London.
The post-lunch session at Transforming Audiences starts with a presentation by Mia Lövheim, whose study examines young (18-30 years) female A-List bloggers in Sweden. The interest here is not in link-blogging activities, but in the content created by the bloggers themselves, and the way they create identity and maintain personal relationships through these blogs; bloggers and readers in a way are co-creating the bloggers' identities here. How does this take place for A-List bloggers, though, whose popularity means that their posts are read by the established community of regular readers as well as by a much larger, more casual audience?
On these blogs, the majority of commenters are presenting themselves as women, and most comments express identification and support. Some posts elucidate more comments than others here: competitions, invitations for readers to ask questions, reactions to reader comments, posts discussing issues of concern to young women, and post addressing controversial issues and provocations.

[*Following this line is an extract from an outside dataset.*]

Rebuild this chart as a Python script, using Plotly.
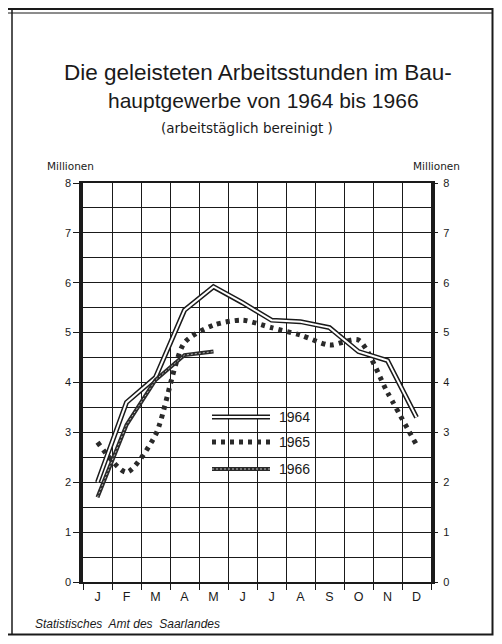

In some of the discussions that ensue from such interchanges, the question of the blogs' purpose and ownership is highlighted: for example when bloggers discuss their reasons for responding (or not) to reader expectations that they should answer reader comments. Such discussions are about the perceived responsibility of the blogger to their community of readers; this sense of responsibility is especially heightened for successful, popular bloggers, of course, some of whom also try to generate an income of their 'celebrity blogger' status.
Blogging can be seen as a community practice centred around the performance of self - and readers play a part in this performance. Bloggers' strategies for handling such audiences must be in line with the performance of self in other aspects of the blog, but also with conventions and expectations of identity and authenticity, and of gender. Personal blogs, then, construct publics and spaces for a reflection on and negotiation of identities, values, and norms in contemporary society.